Using Multi Leg Trades In Unusual Options Flow

How to Leverage Unusual Options Flow and Multi-Leg Trades to Spot Profitable Trade Ideas

Options trading offers a world of opportunities, but deciphering the market's intricate signals can be challenging. One powerful strategy involves analyzing unusual options flow combined with multi-leg trades. This approach can help traders uncover actionable trade ideas by identifying where the “big money” is positioning itself.

Multi-leg trades involve executing two or more options positions simultaneously. Examples include spreads, straddles, and iron condors. Finding these trades in unusual options flow can provide even deeper insights into market sentiment and expectations:

  1. Bullish or Bearish Bias: A large bullish call spread indicates confidence in upward movement, while a bearish put spread signals downside expectations.
  2. Volatility Projections: Trades like straddles and strangles reflect expectations of significant price swings, regardless of direction.
  3. Hedging Activity: Protective puts or collars can signal risk aversion in the underlying asset.

Finding Multi Leg Trades On Bullflow

By default, you will NOT see multi leg trades. These trades need a little more deciphering and understanding than single lines of flow, so by default we don't show them. To activate them, go to your side bar panel. Click the box that says "Multi Leg" and return to the main flow screen.

To see which trades are designated as multi leg, look in the "TYPE" column for the label.

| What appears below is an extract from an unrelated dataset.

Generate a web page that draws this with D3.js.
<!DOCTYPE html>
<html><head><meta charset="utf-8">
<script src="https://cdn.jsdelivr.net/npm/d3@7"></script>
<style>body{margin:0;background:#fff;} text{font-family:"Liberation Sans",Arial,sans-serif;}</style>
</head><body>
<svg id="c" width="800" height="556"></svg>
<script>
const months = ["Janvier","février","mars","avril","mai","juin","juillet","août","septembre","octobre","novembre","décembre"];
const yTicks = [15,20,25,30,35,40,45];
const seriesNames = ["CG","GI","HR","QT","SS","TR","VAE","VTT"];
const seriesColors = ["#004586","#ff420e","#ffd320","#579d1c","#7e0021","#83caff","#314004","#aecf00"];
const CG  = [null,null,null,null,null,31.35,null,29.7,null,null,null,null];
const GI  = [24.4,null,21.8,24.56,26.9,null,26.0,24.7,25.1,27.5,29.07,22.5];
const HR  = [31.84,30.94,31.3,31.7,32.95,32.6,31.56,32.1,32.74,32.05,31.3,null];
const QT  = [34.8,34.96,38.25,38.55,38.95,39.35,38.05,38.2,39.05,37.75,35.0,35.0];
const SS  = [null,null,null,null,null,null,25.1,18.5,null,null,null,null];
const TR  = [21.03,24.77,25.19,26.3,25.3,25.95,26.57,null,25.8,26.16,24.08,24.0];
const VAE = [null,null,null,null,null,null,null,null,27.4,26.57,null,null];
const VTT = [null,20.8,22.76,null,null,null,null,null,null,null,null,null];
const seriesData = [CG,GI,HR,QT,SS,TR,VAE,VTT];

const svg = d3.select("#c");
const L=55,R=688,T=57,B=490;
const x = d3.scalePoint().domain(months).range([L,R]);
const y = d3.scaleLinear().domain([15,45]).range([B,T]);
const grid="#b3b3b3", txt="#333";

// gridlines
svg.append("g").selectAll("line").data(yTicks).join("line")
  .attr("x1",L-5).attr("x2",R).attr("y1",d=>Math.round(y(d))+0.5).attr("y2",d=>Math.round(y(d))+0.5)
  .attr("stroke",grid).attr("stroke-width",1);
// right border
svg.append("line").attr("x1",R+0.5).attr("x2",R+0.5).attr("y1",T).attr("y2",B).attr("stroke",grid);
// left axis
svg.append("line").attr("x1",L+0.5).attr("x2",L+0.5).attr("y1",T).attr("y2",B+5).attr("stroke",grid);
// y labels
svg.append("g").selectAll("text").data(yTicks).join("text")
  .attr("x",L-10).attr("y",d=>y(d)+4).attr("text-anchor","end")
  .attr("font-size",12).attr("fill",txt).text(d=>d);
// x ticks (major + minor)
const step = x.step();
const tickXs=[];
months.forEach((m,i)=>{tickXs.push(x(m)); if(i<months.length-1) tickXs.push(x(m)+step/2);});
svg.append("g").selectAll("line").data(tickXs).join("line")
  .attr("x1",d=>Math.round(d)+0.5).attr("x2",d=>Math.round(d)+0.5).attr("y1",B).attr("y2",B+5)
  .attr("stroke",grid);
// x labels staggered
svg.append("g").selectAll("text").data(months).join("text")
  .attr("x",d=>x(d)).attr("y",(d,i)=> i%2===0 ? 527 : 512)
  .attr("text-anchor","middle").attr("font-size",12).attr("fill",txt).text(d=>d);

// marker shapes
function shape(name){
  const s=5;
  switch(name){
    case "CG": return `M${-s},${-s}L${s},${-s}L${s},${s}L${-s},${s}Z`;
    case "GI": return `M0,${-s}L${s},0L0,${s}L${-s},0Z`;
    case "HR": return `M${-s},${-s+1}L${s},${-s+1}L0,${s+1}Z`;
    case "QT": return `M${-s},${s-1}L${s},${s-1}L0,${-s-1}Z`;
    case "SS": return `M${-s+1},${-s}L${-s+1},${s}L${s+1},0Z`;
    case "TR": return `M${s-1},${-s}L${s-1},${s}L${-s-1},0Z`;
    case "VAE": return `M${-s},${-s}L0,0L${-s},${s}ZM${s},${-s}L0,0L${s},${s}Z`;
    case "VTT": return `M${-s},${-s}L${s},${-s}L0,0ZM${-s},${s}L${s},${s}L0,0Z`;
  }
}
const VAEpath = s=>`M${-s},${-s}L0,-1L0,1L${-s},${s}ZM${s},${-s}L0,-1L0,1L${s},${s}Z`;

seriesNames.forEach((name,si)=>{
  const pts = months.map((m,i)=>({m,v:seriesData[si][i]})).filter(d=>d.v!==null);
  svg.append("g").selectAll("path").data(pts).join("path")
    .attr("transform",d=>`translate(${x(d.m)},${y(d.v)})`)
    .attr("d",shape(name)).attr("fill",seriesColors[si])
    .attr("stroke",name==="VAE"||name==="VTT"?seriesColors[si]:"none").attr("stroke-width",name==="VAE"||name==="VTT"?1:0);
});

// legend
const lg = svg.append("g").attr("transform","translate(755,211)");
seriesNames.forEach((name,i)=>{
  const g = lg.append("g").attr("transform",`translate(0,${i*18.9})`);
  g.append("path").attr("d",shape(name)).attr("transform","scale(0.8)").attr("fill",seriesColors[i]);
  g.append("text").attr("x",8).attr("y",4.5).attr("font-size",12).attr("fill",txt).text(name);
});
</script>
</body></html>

Analyzing Multi Leg Trades

When you spot a multi-leg trade, decipher its structure to understand the trader’s intent:

  • Vertical Spread: Indicates a directional idea with defined risk/reward.
  • Straddle/Strangle: Suggests anticipation of volatility but uncertainty about direction.
  • Butterfly/Condor: Reflects expectations of limited price movement within a range.

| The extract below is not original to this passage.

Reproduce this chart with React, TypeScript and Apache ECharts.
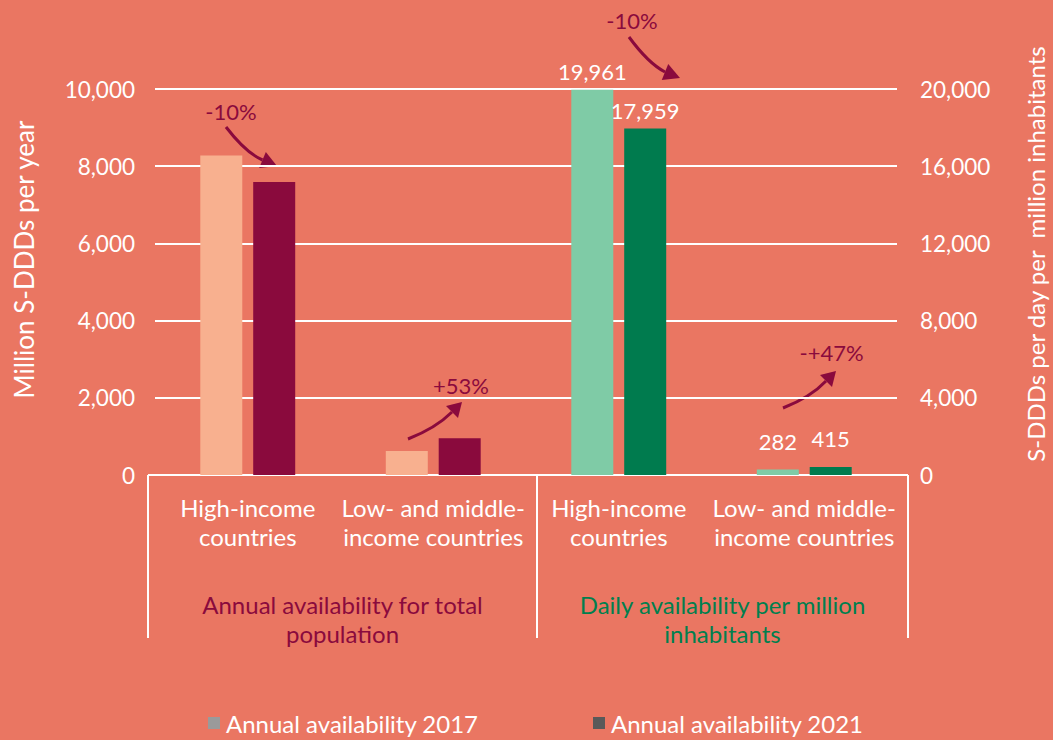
import React, { useEffect, useRef } from 'react';
import * as echarts from 'echarts';

const categories = [
  'High-income\ncountries',
  'Low- and middle-\nincome countries',
  'High-income\ncountries',
  'Low- and middle-\nincome countries',
];
const annual2017 = [8280, 620, '-', '-'];
const annual2021 = [7590, 950, '-', '-'];
const daily2017 = ['-', '-', 19961, 282];
const daily2021 = ['-', '-', 17959, 415];
const leftAxis = { min: 0, max: 10000, interval: 2000 };
const rightAxis = { min: 0, max: 20000, interval: 4000 };
const groupLabels = ['Annual availability for total\npopulation', 'Daily availability per million\ninhabitants'];
const changeLabels = ['-10%', '-10%', '+53%', '-+47%'];
const seriesNames = ['Annual availability 2017', 'Annual availability 2021'];

const BG = '#EA7662';
const MAROON = '#8A0A3D';
const GREEN = '#007F4E';
const FONT = 'Lato, "Open Sans", sans-serif';

function arrow(s: number[], c: number[], tip: number[], base: number[], halfW: number) {
  const dx = tip[0] - base[0];
  const dy = tip[1] - base[1];
  const len = Math.hypot(dx, dy);
  const nx = -dy / len;
  const ny = dx / len;
  return [
    {
      type: 'bezierCurve',
      shape: { x1: s[0], y1: s[1], x2: base[0], y2: base[1], cpx1: c[0], cpy1: c[1] },
      style: { stroke: MAROON, lineWidth: 3, fill: 'none' },
    },
    {
      type: 'polygon',
      shape: {
        points: [
          tip,
          [base[0] + nx * halfW, base[1] + ny * halfW],
          [base[0] - nx * halfW, base[1] - ny * halfW],
        ],
      },
      style: { fill: MAROON },
    },
  ];
}

function pctText(t: string, x: number, y: number) {
  return {
    type: 'text',
    x,
    y,
    style: { text: t, fill: MAROON, font: `22px ${FONT}`, align: 'center', verticalAlign: 'middle' },
  };
}

function whiteLine(x1: number, y1: number, x2: number, y2: number) {
  return { type: 'line', shape: { x1, y1, x2, y2 }, style: { stroke: '#FFFFFF', lineWidth: 2 } };
}

export default function App() {
  const ref = useRef<HTMLDivElement>(null);
  useEffect(() => {
    if (!ref.current) return;
    const chart = echarts.init(ref.current, null, { renderer: 'svg' });
    const fmt = (v: number) => Number(v).toLocaleString('en-US');
    const dailyData = (arr: any[]) =>
      arr.map((v) => (v === '-' ? '-' : { value: v, label: { distance: v < 1000 ? 17 : 7 } }));
    const barLabel = {
      show: true,
      position: 'top',
      color: '#FFFFFF',
      fontSize: 22,
      fontFamily: FONT,
      formatter: (p: any) => fmt(p.value),
    };
    const legendBase = {
      top: 706,
      itemWidth: 12,
      itemHeight: 12,
      icon: 'rect',
      selectedMode: false,
      textStyle: { color: '#FFFFFF', fontSize: 24, fontFamily: FONT, padding: [0, 0, 0, 1] },
    };
    chart.setOption({
      animation: false,
      backgroundColor: BG,
      textStyle: { fontFamily: FONT },
      grid: { left: 155, right: 156, top: 89, bottom: 265 },
      legend: [
        { ...legendBase, left: 203, data: [{ name: seriesNames[0], itemStyle: { color: '#9A9A9A' } }] },
        { ...legendBase, left: 588, data: [{ name: seriesNames[1], itemStyle: { color: '#595959' } }] },
      ],
      xAxis: [
        {
          type: 'category',
          data: categories,
          axisLine: { show: false },
          axisTick: { show: false },
          axisLabel: {
            interval: 0,
            color: '#FFFFFF',
            fontSize: 24,
            lineHeight: 29,
            margin: 18,
            fontFamily: FONT,
          },
        },
        {
          type: 'category',
          data: categories,
          show: false,
        },
      ],
      yAxis: [
        {
          type: 'value',
          ...leftAxis,
          axisLine: { show: false },
          axisTick: { show: false },
          axisLabel: { color: '#FFFFFF', fontSize: 22.5, margin: 20, fontFamily: FONT, formatter: fmt },
          splitLine: { lineStyle: { color: '#FFFFFF', width: 2 } },
        },
        {
          type: 'value',
          ...rightAxis,
          axisLine: { show: false },
          axisTick: { show: false },
          axisLabel: { color: '#FFFFFF', fontSize: 22.5, margin: 23, fontFamily: FONT, formatter: fmt },
          splitLine: { show: false },
        },
      ],
      series: [
        {
          type: 'bar',
          name: seriesNames[0],
          xAxisIndex: 0,
          yAxisIndex: 0,
          data: annual2017,
          barWidth: 42,
          barGap: '26%',
          itemStyle: { color: '#F8B08F' },
        },
        {
          type: 'bar',
          name: seriesNames[1],
          xAxisIndex: 0,
          yAxisIndex: 0,
          data: annual2021,
          barWidth: 42,
          barGap: '26%',
          itemStyle: { color: MAROON },
        },
        {
          type: 'bar',
          name: seriesNames[0],
          xAxisIndex: 1,
          yAxisIndex: 1,
          data: dailyData(daily2017),
          barWidth: 42,
          barGap: '26%',
          itemStyle: { color: '#7FCBA6' },
          label: barLabel,
        },
        {
          type: 'bar',
          name: seriesNames[1],
          xAxisIndex: 1,
          yAxisIndex: 1,
          data: dailyData(daily2021),
          barWidth: 42,
          barGap: '26%',
          itemStyle: { color: '#007B4E' },
          label: barLabel,
        },
      ],
      graphic: [
        whiteLine(148, 475, 908, 475),
        whiteLine(148, 475, 148, 638),
        whiteLine(537, 475, 537, 638),
        whiteLine(908, 475, 908, 638),
        {
          type: 'text',
          x: 342.5,
          y: 618.5,
          style: {
            text: groupLabels[0],
            fill: MAROON,
            font: `24px ${FONT}`,
            lineHeight: 29,
            align: 'center',
            verticalAlign: 'middle',
          },
        },
        {
          type: 'text',
          x: 722.5,
          y: 618.5,
          style: {
            text: groupLabels[1],
            fill: GREEN,
            font: `24px ${FONT}`,
            lineHeight: 29,
            align: 'center',
            verticalAlign: 'middle',
          },
        },
        {
          type: 'text',
          x: 24,
          y: 259.5,
          rotation: Math.PI / 2,
          style: {
            text: 'Million S-DDDs per year',
            fill: '#FFFFFF',
            font: `26px ${FONT}`,
            align: 'center',
            verticalAlign: 'middle',
          },
        },
        {
          type: 'text',
          x: 1035,
          y: 254,
          rotation: Math.PI / 2,
          style: {
            text: 'S-DDDs per day per  million inhabitants',
            fill: '#FFFFFF',
            font: `24px ${FONT}`,
            align: 'center',
            verticalAlign: 'middle',
          },
        },
        ...arrow([226, 127], [246, 153], [277, 166], [262.5, 160], 8.7),
        ...arrow([629, 37], [648, 63], [680, 78], [665, 72], 8.7),
        ...arrow([408, 439], [436, 428], [462, 402], [452, 412], 8.5),
        ...arrow([783, 408], [811, 397], [836, 371], [826, 381], 8.5),
        pctText(changeLabels[0], 231, 111),
        pctText(changeLabels[1], 632, 20),
        pctText(changeLabels[2], 461, 385),
        pctText(changeLabels[3], 831.5, 352),
      ],
    });
    return () => chart.dispose();
  }, []);
  return (
    <div style={{ position: 'fixed', left: 0, top: 0, width: 1053, height: 740, background: BG }}>
      <div ref={ref} style={{ width: 1053, height: 740 }} />
    </div>
  );
}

Correlate Flow with the Broader Market and News

Unusual options activity becomes more meaningful when paired with fundamental and technical analysis:

  • News: Check if unusual flow coincides with insider buying, M&A rumors, or macroeconomic events.
  • Technical Levels: Confirm if the flow aligns with key support/resistance zones or breakout patterns.
  • Sector Trends: Align trades with broader industry momentum for higher conviction.

Examples of Trade Ideas

  1. Unusual Call Buying + Bullish Vertical Spread:
    • An institution buys out of the money calls while simultaneously selling a higher strike call. This suggests confidence in moderate upside movement with capped risk.
    • Your Trade Idea: Enter a similar call spread or purchase the same call strike outright.
  2. High Put Volume + Protective Put Spread:
    • Significant put buying combined with the sale of lower-strike puts could indicate hedging ahead of potential downside.
    • Your Trade Idea: Short the underlying stock or buy protective puts.
  3. Straddle with Heavy Volume:
    • A large straddle trade on a stock ahead of earnings suggests expectations of significant volatility.
    • Your Trade Idea: Execute a straddle or trade the underlying stock post-earnings breakout.

Unusual options flow and multi-leg trades provide a wealth of information for savvy traders. By understanding these signals and combining them with sound analysis, you can spot high-probability trade ideas and stay ahead of the market. Remember, while these tools can enhance your trading edge, no strategy is foolproof—always manage risk and adapt to changing conditions.